## Written request
Repeat, please, only the lines from the top of the data down to the line with "ax = fig.add_axes([112/828, 1"; include both of those lines.

## Rows from a dataset of charts and code
>> Begin

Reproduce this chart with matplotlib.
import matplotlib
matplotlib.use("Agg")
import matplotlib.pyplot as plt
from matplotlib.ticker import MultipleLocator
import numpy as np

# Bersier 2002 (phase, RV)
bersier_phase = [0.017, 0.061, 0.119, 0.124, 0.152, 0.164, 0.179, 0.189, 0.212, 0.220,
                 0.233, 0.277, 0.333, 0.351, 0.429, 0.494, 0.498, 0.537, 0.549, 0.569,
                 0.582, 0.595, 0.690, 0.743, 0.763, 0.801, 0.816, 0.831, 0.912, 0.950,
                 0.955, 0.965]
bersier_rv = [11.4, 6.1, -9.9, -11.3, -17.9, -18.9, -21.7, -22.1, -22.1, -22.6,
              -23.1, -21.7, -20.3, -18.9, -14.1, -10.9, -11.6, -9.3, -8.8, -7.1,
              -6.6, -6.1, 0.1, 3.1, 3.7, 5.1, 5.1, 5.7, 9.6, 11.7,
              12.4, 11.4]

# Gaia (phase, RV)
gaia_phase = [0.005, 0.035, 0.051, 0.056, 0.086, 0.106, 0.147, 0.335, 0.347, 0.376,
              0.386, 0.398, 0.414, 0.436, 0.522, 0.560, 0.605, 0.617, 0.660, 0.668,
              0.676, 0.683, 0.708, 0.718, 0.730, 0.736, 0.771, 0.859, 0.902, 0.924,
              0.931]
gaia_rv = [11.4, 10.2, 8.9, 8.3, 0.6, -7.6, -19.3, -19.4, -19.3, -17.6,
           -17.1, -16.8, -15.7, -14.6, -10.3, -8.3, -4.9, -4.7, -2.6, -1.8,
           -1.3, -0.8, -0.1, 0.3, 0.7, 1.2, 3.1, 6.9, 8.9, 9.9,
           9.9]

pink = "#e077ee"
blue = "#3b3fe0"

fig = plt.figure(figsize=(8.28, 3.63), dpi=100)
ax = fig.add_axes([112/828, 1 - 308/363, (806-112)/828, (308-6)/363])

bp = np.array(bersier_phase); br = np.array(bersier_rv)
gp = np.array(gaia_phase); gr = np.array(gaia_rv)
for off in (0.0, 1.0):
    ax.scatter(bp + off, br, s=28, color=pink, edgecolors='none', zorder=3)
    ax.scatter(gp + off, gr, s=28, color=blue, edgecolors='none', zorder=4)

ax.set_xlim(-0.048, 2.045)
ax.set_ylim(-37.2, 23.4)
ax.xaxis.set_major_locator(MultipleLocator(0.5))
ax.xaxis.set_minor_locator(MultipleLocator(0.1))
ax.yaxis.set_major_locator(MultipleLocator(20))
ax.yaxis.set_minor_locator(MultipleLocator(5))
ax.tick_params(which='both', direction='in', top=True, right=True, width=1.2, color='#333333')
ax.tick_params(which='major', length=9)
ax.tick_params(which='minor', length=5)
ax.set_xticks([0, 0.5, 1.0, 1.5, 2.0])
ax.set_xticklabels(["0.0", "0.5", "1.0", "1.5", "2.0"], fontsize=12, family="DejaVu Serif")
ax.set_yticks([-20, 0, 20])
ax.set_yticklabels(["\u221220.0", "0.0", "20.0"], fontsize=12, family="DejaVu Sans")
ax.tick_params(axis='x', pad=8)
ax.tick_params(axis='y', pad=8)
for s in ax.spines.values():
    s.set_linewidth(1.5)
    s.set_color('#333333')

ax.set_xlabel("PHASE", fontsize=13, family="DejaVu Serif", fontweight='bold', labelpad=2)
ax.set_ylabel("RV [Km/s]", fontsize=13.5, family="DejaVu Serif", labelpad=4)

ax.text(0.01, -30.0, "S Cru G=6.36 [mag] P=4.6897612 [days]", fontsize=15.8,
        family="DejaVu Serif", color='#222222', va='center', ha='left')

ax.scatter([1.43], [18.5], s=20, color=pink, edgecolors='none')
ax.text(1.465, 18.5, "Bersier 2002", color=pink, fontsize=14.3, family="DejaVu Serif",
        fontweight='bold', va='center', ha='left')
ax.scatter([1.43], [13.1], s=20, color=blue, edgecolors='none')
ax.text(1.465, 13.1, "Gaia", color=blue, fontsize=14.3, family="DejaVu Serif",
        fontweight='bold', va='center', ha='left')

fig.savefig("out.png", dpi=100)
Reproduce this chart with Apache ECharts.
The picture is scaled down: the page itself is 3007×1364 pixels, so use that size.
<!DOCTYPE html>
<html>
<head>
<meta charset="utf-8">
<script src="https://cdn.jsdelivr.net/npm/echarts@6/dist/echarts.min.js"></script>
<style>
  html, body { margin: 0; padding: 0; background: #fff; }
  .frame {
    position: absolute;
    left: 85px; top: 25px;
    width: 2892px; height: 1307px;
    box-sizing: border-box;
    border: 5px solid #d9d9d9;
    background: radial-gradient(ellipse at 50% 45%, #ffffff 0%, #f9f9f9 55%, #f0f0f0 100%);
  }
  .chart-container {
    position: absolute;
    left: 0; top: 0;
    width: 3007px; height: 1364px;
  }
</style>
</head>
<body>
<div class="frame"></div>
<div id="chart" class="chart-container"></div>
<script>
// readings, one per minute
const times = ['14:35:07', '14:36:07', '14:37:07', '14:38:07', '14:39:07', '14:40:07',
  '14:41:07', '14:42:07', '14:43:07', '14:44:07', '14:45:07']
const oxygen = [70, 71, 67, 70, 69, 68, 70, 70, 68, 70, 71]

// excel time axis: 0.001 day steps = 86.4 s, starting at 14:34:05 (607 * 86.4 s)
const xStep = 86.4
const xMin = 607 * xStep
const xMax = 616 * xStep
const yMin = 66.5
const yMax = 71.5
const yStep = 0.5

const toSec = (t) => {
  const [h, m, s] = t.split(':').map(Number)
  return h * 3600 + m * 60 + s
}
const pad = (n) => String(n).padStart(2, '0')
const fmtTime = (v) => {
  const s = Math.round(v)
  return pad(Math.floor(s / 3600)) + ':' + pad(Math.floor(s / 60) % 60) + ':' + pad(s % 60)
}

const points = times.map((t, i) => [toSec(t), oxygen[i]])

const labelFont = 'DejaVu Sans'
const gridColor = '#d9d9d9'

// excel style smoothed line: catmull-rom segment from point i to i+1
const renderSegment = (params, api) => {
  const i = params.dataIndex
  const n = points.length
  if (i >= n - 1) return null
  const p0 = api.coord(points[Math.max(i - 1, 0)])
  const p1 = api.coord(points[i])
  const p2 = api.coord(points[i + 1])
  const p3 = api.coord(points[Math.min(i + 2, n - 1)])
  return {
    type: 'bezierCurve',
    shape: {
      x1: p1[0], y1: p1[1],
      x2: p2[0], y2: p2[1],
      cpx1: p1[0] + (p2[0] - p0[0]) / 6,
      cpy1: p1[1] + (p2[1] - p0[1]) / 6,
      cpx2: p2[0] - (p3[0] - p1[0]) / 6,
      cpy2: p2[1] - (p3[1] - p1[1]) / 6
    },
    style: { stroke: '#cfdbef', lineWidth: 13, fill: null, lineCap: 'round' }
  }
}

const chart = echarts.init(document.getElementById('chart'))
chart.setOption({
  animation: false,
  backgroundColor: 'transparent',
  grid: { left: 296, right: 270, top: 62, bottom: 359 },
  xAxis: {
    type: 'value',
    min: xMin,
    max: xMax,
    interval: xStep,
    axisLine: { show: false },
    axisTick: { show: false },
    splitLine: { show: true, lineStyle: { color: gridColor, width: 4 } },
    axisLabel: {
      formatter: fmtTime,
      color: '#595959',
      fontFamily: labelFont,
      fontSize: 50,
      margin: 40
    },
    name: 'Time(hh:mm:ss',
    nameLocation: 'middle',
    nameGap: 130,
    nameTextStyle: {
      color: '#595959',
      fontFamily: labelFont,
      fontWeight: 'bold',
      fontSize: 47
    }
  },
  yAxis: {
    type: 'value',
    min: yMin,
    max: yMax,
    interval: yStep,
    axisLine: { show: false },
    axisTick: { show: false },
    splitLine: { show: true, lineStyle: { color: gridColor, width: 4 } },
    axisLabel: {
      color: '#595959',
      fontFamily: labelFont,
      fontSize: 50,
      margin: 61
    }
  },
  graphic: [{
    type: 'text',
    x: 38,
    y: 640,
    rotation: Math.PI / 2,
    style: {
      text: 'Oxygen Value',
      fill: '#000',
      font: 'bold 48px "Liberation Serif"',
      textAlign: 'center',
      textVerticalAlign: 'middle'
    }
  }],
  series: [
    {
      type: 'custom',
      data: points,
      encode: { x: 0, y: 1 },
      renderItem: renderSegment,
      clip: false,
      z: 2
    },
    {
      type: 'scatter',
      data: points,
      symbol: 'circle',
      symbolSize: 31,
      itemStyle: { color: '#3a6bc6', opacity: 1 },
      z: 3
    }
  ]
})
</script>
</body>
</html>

>> End

## Response below
Reproduce this chart with matplotlib.
import matplotlib
matplotlib.use("Agg")
import matplotlib.pyplot as plt
from matplotlib.ticker import MultipleLocator
import numpy as np

# Bersier 2002 (phase, RV)
bersier_phase = [0.017, 0.061, 0.119, 0.124, 0.152, 0.164, 0.179, 0.189, 0.212, 0.220,
                 0.233, 0.277, 0.333, 0.351, 0.429, 0.494, 0.498, 0.537, 0.549, 0.569,
                 0.582, 0.595, 0.690, 0.743, 0.763, 0.801, 0.816, 0.831, 0.912, 0.950,
                 0.955, 0.965]
bersier_rv = [11.4, 6.1, -9.9, -11.3, -17.9, -18.9, -21.7, -22.1, -22.1, -22.6,
              -23.1, -21.7, -20.3, -18.9, -14.1, -10.9, -11.6, -9.3, -8.8, -7.1,
              -6.6, -6.1, 0.1, 3.1, 3.7, 5.1, 5.1, 5.7, 9.6, 11.7,
              12.4, 11.4]

# Gaia (phase, RV)
gaia_phase = [0.005, 0.035, 0.051, 0.056, 0.086, 0.106, 0.147, 0.335, 0.347, 0.376,
              0.386, 0.398, 0.414, 0.436, 0.522, 0.560, 0.605, 0.617, 0.660, 0.668,
              0.676, 0.683, 0.708, 0.718, 0.730, 0.736, 0.771, 0.859, 0.902, 0.924,
              0.931]
gaia_rv = [11.4, 10.2, 8.9, 8.3, 0.6, -7.6, -19.3, -19.4, -19.3, -17.6,
           -17.1, -16.8, -15.7, -14.6, -10.3, -8.3, -4.9, -4.7, -2.6, -1.8,
           -1.3, -0.8, -0.1, 0.3, 0.7, 1.2, 3.1, 6.9, 8.9, 9.9,
           9.9]

pink = "#e077ee"
blue = "#3b3fe0"

fig = plt.figure(figsize=(8.28, 3.63), dpi=100)
ax = fig.add_axes([112/828, 1 - 308/363, (806-112)/828, (308-6)/363])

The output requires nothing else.